Au départ, on est un peu inquiet : Laetitia Casta dans le rôle d’une femme du peuple, maquée avec un malfrat, vraiment ? Et puis Casta s’impose peu à peu, comme tous·tes les autres acteur·rices (c’est l’un des plus beaux rôles au cinéma de Béatrice Dalle), car Le bonheur est pour demain est un film d’acteur·rices, que Brigitte a savamment dirigé·es et filmé·es.

La manière dont la cinéaste filme par exemple le grand Damien Bonnard, que nous croyions pourtant bien connaître, est proprement stupéfiante.
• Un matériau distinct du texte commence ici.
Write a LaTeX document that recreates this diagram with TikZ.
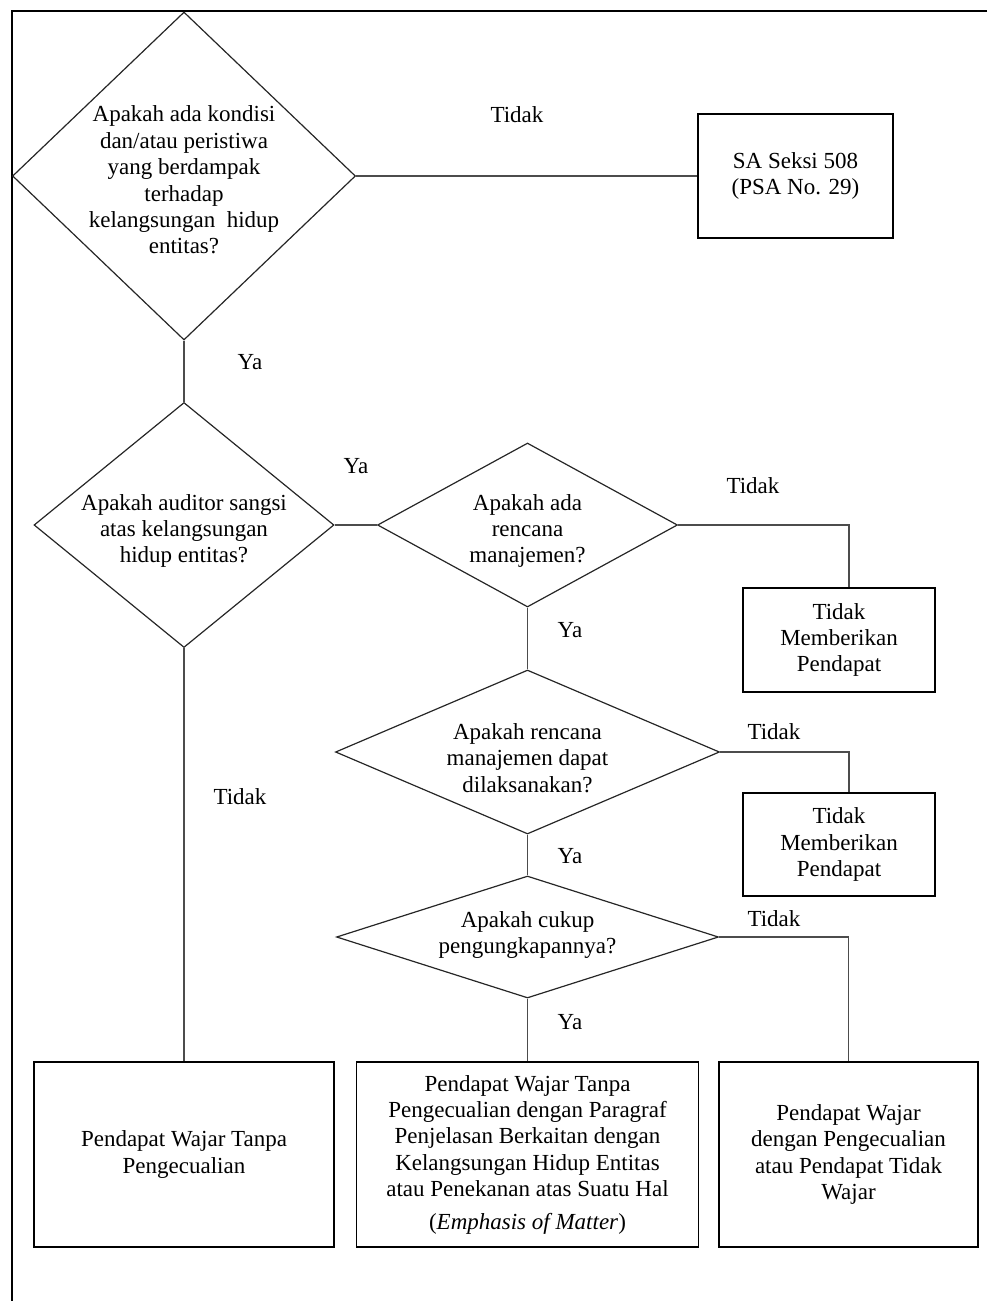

Elle fait de Claude un bloc de dureté et de charme comme il n’en avait jamais joué un auparavant : drôle, intelligent, franc, sans illusion sur rien, fataliste, très conscient de ce qu’il fait et de la gravité de ses exactions, les accomplissant comme si c’était son destin.

Noir et intelligent

Sans se perdre en chemin, le récit pratique habilement quelques ellipses, notamment et notablement tous les procès. Sy décrit aussi la prison, les parloirs – des lieux qu’elle a fréquentés, où elle a travaillé et qu’elle connaît donc très bien – et le monde des malfrats d’une manière presque froide, sans apitoiement (Claude tue quand même un homme pendant un braquage), mais aussi sans jugement. Ni sur les crimes et délits, ni sur les policiers, ni les gardiens de prison, ni même la justice.

C’est aussi ce qui fait la réussite de Le bonheur est pour demain : son intelligence et donc sa noirceur, car le monde est noir, même si le film se termine joliment sur une plage avec des enfants. Un film devrait toujours se terminer sur une plage avec des enfants.

Le bonheur est pour demain de Brigitte Sy, avec Laetitia Casta, Damien Bonnard et Béatrice Dalle, en salle le 31 janvier.